The market is transitioning from an earnings-driven tape to a macro liquidity tape. When rates, oil, and geopolitics all tighten simultaneously, the first-order hit is multiples, but the second-order hit is dispersion: balance-sheet quality and pricing power matter more than narrative growth. That argues for fading crowded duration-sensitive winners and leaning into businesses with regulated or contracted cash flows that can reprice faster than input costs. Energy is the obvious transmission channel, but the more interesting knock-on effect is on consumers and rate-sensitive sectors. Higher gasoline and mortgage rates hit the same marginal household, which means discretionary spend likely deteriorates with a lag into late Q2/Q3 even if headline employment remains stable. That makes home improvement and discretionary retail more vulnerable than the market is pricing, especially where management teams are leaning on traffic recovery narratives just as financing costs and basket pressure re-accelerate.
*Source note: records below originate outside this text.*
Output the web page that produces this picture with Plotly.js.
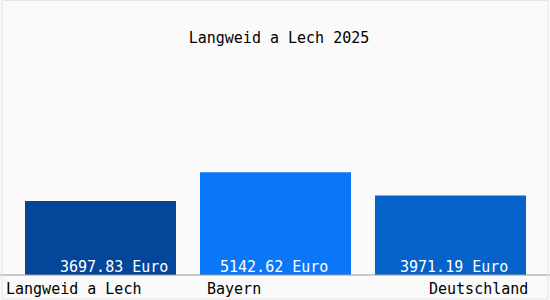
<!DOCTYPE html>
<html>
<head>
<meta charset="utf-8">
<script src="https://cdn.plot.ly/plotly-3.0.1.min.js"></script>
<style>html,body{margin:0;padding:0;background:#fafafa;}#chart{width:550px;height:300px;}</style>
</head>
<body>
<div id="chart"></div>
<script>
const categories = ["Langweid a Lech", "Bayern", "Deutschland"];
const values = [3697.83, 5142.62, 3971.19];
const valueLabels = ["3697.83 Euro", "5142.62 Euro", "3971.19 Euro"];
const chartTitle = "Langweid a Lech 2025";

const barColors = ["#03469a", "#0a77f8", "#0562c8"];
const valShift = [13, -2, 3];
const tickAnchor = ["left", "left", "right"];
const tickShift = [-96.5, -71, 79];
const font = "DejaVu Sans Mono, monospace";

const annotations = [];
categories.forEach((c, i) => {
  annotations.push({
    x: c, y: 0, xref: "x", yref: "y", text: valueLabels[i], showarrow: false,
    xanchor: "center", yanchor: "bottom", xshift: valShift[i], yshift: -3,
    font: {family: font, size: 15, color: "#ffffff"}
  });
  annotations.push({
    x: c, y: 0, xref: "x", yref: "paper", text: c, showarrow: false,
    xanchor: tickAnchor[i], yanchor: "top", xshift: tickShift[i], yshift: -3,
    font: {family: font, size: 15, color: "#000000"}
  });
});

Plotly.newPlot("chart", [{
  type: "bar", x: categories, y: values,
  marker: {color: barColors, line: {width: 0}},
  hoverinfo: "none"
}], {
  width: 550, height: 300,
  margin: {l: 13, r: 12, t: 35, b: 25, autoexpand: false},
  paper_bgcolor: "#fafafa", plot_bgcolor: "#fafafa",
  bargap: 0.137,
  showlegend: false,
  title: {text: chartTitle, x: 266/525, xref: "paper", y: 1 - 38/300, yref: "container", yanchor: "middle",
          font: {family: font, size: 15, color: "#000000"}},
  xaxis: {range: [-0.5, 2.5], autorange: false, showticklabels: false, ticks: "", showgrid: false, zeroline: false, showline: false, fixedrange: true},
  yaxis: {range: [0, 12000], autorange: false, showticklabels: false, ticks: "", showgrid: false, zeroline: false, showline: false, fixedrange: true},
  annotations: annotations,
  shapes: [
    {type: "line", xref: "paper", yref: "paper", x0: -13/525, x1: 537/525, y0: 0, y1: 0, line: {color: "#999999", width: 1}},
    {type: "rect", xref: "paper", yref: "paper", x0: -11/525, x1: 535/525, y0: -24/240, y1: 274.5/240, line: {color: "#e6e6e6", width: 1}}
  ]
}, {staticPlot: true});
</script>
</body>
</html>
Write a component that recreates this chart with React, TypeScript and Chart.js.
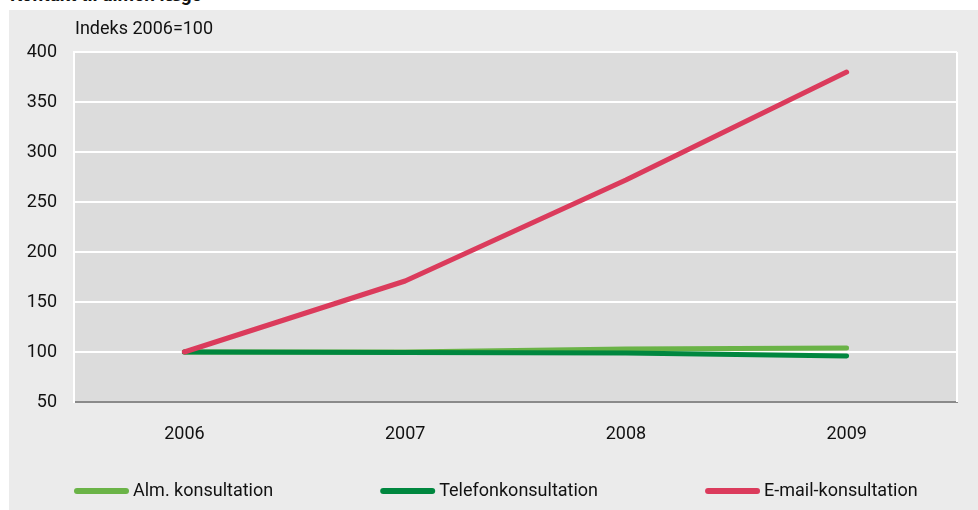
import React, { useEffect, useRef } from "react";
import { Chart, registerables } from "chart.js";

Chart.register(...registerables);

const TITLE = "Kontakt til almen læge";
const Y_TITLE = "Indeks 2006=100";
const categories = ["2006", "2007", "2008", "2009"];
const seriesNames = ["Alm. konsultation", "Telefonkonsultation", "E-mail-konsultation"];
const almValues = [100, 100, 103, 104];
const teleValues = [100, 99.5, 99, 96];
const emailValues = [100, 171, 272, 380];
const yTicks = [50, 100, 150, 200, 250, 300, 350, 400];

const FONT = "Roboto, 'Open Sans', sans-serif";
const TEXT = "#111111";
const FS = 18;

const plotDecor = {
  id: "plotDecor",
  beforeDraw(chart: any) {
    const { ctx, chartArea } = chart;
    ctx.save();
    ctx.fillStyle = "#dcdcdc";
    ctx.fillRect(chartArea.left, chartArea.top, chartArea.right - chartArea.left, chartArea.bottom - chartArea.top);
    ctx.restore();
  },
  beforeDatasetsDraw(chart: any) {
    const { ctx, chartArea } = chart;
    ctx.save();
    ctx.strokeStyle = "#ffffff";
    ctx.lineWidth = 2;
    ctx.beginPath();
    ctx.moveTo(chartArea.right, chartArea.top);
    ctx.lineTo(chartArea.right, chartArea.bottom);
    ctx.stroke();
    ctx.restore();
  },
  afterDraw(chart: any) {
    const { ctx, chartArea } = chart;
    ctx.save();
    ctx.font = `${FS}px ${FONT}`;
    ctx.fillStyle = TEXT;
    ctx.textBaseline = "middle";
    ctx.textAlign = "left";
    ctx.fillText(Y_TITLE, chartArea.left + 1, 19);
    // legend
    const y = 481;
    const lineW = 55;
    const gap = 107;
    let x = chartArea.left;
    chart.data.datasets.forEach((ds: any) => {
      ctx.strokeStyle = ds.borderColor;
      ctx.lineWidth = 6;
      ctx.lineCap = "round";
      ctx.beginPath();
      ctx.moveTo(x + 3, y);
      ctx.lineTo(x + lineW - 3, y);
      ctx.stroke();
      ctx.fillStyle = TEXT;
      ctx.fillText(ds.label, x + lineW + 4, y);
      x += lineW + 4 + ctx.measureText(ds.label).width + gap;
    });
    ctx.restore();
  },
};

export default function App() {
  const ref = useRef<HTMLCanvasElement | null>(null);
  useEffect(() => {
    if (!ref.current) return;
    const chart = new Chart(ref.current, {
      type: "line",
      data: {
        labels: categories,
        datasets: [
          { label: seriesNames[0], data: almValues, borderColor: "#6ab347", order: 2 },
          { label: seriesNames[1], data: teleValues, borderColor: "#00873f", order: 1 },
          { label: seriesNames[2], data: emailValues, borderColor: "#db3b5c", order: 0 },
        ].map((d) => ({
          ...d,
          borderWidth: 5,
          pointRadius: 0,
          tension: 0,
          borderCapStyle: "round" as const,
          borderJoinStyle: "round" as const,
          fill: false,
        })),
      },
      options: {
        animation: false,
        responsive: false,
        maintainAspectRatio: false,
        layout: { padding: { top: 42, right: 21, left: 0, bottom: 0 } },
        plugins: { legend: { display: false }, tooltip: { enabled: false }, title: { display: false } },
        scales: {
          x: {
            offset: true,
            grid: { display: false, drawTicks: false },
            border: { display: true, color: "#8a8a8a", width: 2 },
            ticks: { padding: 22, color: TEXT, font: { family: FONT, size: FS } },
            afterFit(scale: any) {
              scale.height = 108;
            },
          },
          y: {
            min: 50,
            max: 400,
            afterBuildTicks(scale: any) {
              scale.ticks = yTicks.map((v) => ({ value: v }));
            },
            grid: { color: "#ffffff", lineWidth: 2, drawTicks: false },
            border: { display: true, color: "#ffffff", width: 2 },
            ticks: { padding: 17, color: TEXT, font: { family: FONT, size: FS } },
            afterFit(scale: any) {
              scale.width = 65;
            },
          },
        },
      },
      plugins: [plotDecor],
    });
    return () => chart.destroy();
  }, []);

  return (
    <div style={{ position: "fixed", left: 0, top: 0, width: 978, height: 510, overflow: "hidden", background: "#ffffff" }}>
      <div
        style={{
          position: "absolute",
          left: 10,
          top: -14,
          fontFamily: FONT,
          fontWeight: "bold",
          fontSize: 19,
          lineHeight: "18px",
          color: TEXT,
          whiteSpace: "nowrap",
        }}
      >
        {TITLE}
      </div>
      <div style={{ position: "absolute", left: 9, top: 10, width: 969, height: 500, background: "#ebebeb" }}>
        <canvas ref={ref} width={969} height={500} style={{ width: 969, height: 500, display: "block" }} />
      </div>
    </div>
  );
}
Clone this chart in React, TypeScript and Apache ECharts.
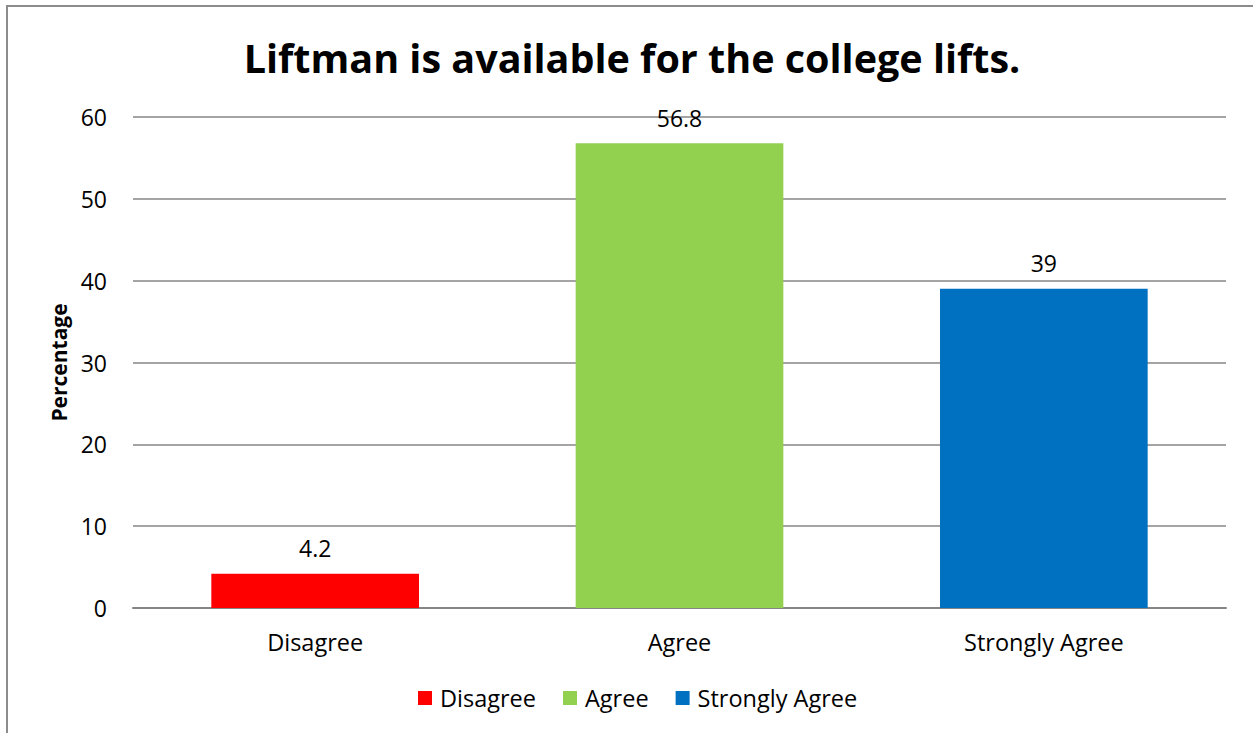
import React, { useEffect, useRef } from "react";
import * as echarts from "echarts";

const categories = ["Disagree", "Agree", "Strongly Agree"];
const disagreeValues = [4.2, "-", "-"];
const agreeValues = ["-", 56.8, "-"];
const stronglyAgreeValues = ["-", "-", 39];
const seriesColors = ["#FF0000", "#92D050", "#0070C0"];
const yTicks = { min: 0, max: 60, interval: 10 };

export default function App() {
  const ref = useRef<HTMLDivElement>(null);
  useEffect(() => {
    if (!ref.current) return;
    const chart = echarts.init(ref.current, null, { renderer: "svg" });
    const font = "'Open Sans', 'Noto Sans', sans-serif";
    const mk = (name: string, data: any[], color: string) => ({
      name,
      type: "bar",
      stack: "all",
      data,
      barWidth: "57%",
      itemStyle: { color },
      label: {
        show: true,
        position: "top",
        distance: 14,
        color: "#000",
        fontSize: 23,
        fontFamily: font,
      },
    });
    chart.setOption({
      animation: false,
      backgroundColor: "#fff",
      textStyle: { fontFamily: font },
      title: {
        text: "Liftman is available for the college lifts.",
        left: 627,
        textAlign: "center",
        top: 33,
        textStyle: { fontSize: 39.5, fontWeight: "bold", color: "#000", fontFamily: font },
      },
      graphic: [
        {
          type: "polyline",
          shape: { points: [[7, 800], [7, 6], [1300, 6]] },
          style: { stroke: "#8c8c8c", lineWidth: 2, fill: null },
        },
      ],
      legend: {
        bottom: 23,
        left: 418,
        itemWidth: 14,
        itemHeight: 14,
        itemGap: 27,
        icon: "rect",
        padding: 0,
        textStyle: { fontSize: 23.5, color: "#000", fontFamily: font, padding: [0, 0, 0, 3] },
        data: categories,
      },
      grid: { left: 133, right: 27, top: 117, bottom: 125 },
      xAxis: {
        type: "category",
        data: categories,
        axisTick: { show: false },
        axisLine: { lineStyle: { color: "#868686", width: 2 } },
        axisLabel: { color: "#000", fontSize: 23.5, margin: 22, fontFamily: font },
      },
      yAxis: {
        type: "value",
        min: yTicks.min,
        max: yTicks.max,
        interval: yTicks.interval,
        name: "Percentage",
        nameLocation: "middle",
        nameGap: 64,
        nameRotate: 90,
        nameTextStyle: { fontSize: 21, fontWeight: "bold", color: "#000", fontFamily: font },
        axisLine: { show: false },
        axisTick: { show: false },
        axisLabel: { color: "#000", fontSize: 23, margin: 26, fontFamily: font },
        splitLine: { lineStyle: { color: "#868686", width: 1.5 } },
      },
      series: [
        mk(categories[0], disagreeValues, seriesColors[0]),
        mk(categories[1], agreeValues, seriesColors[1]),
        mk(categories[2], stronglyAgreeValues, seriesColors[2]),
      ],
    });
    return () => chart.dispose();
  }, []);
  return (
    <div
      ref={ref}
      style={{ position: "fixed", left: 0, top: 0, width: 1253, height: 733 }}
    />
  );
}
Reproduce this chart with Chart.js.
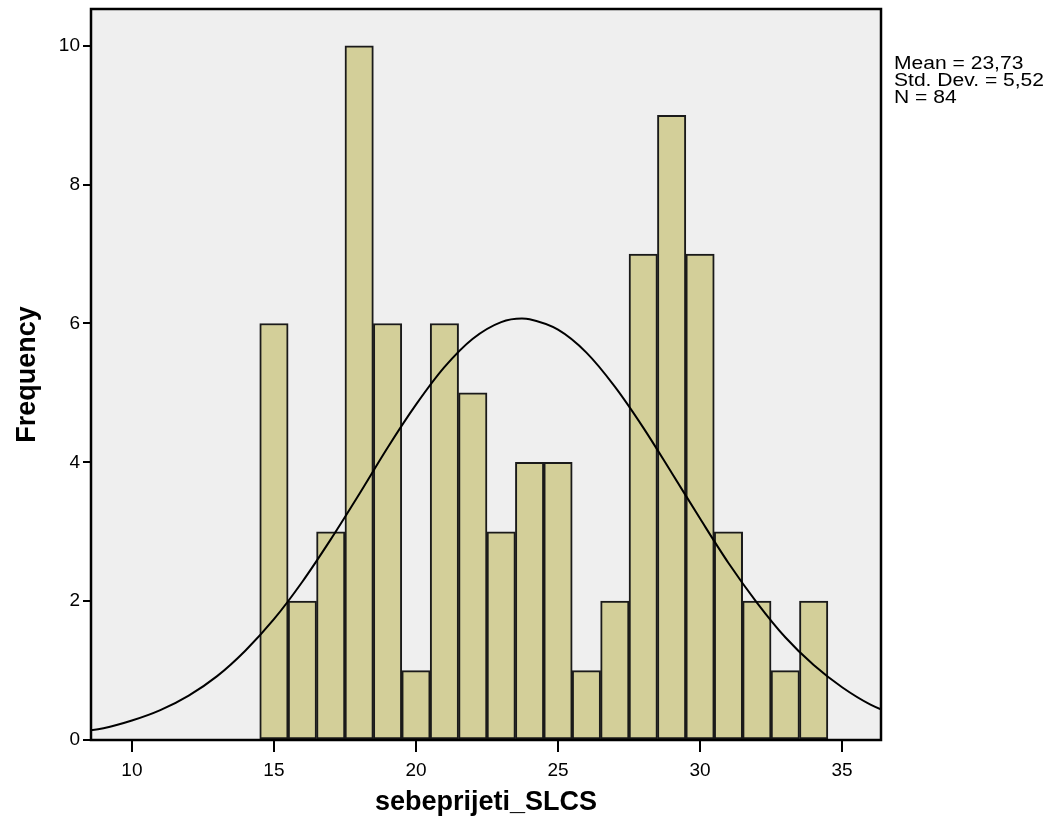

In healthcare, the Regeneron read-through is less about one melanoma program and more about pipeline de-risking being discounted too cheaply across mid-cap biotech after a strong tape. This is the kind of event that can reset probability-weighted valuation models quickly because failure in a late-stage combo study often compresses the entire platform multiple, not just the asset. By contrast, Berkshire’s portfolio changes signal a more defensive capital-allocation regime: buyers of cash-generative, non-consensus names can outperform in a higher-for-longer world if they are insulated from tariff, fuel, or rate shock. The contrarian point: the market may be overestimating how much further yields can rise without triggering a growth scare that eventually forces a rotation back into defensives and long-duration quality. If Nvidia delivers a beat but guides only modestly above the new, higher hurdle, the stock can still sell off on good news because positioning is the real risk. That sets up a post-earnings volatility opportunity rather than a clean directional bet.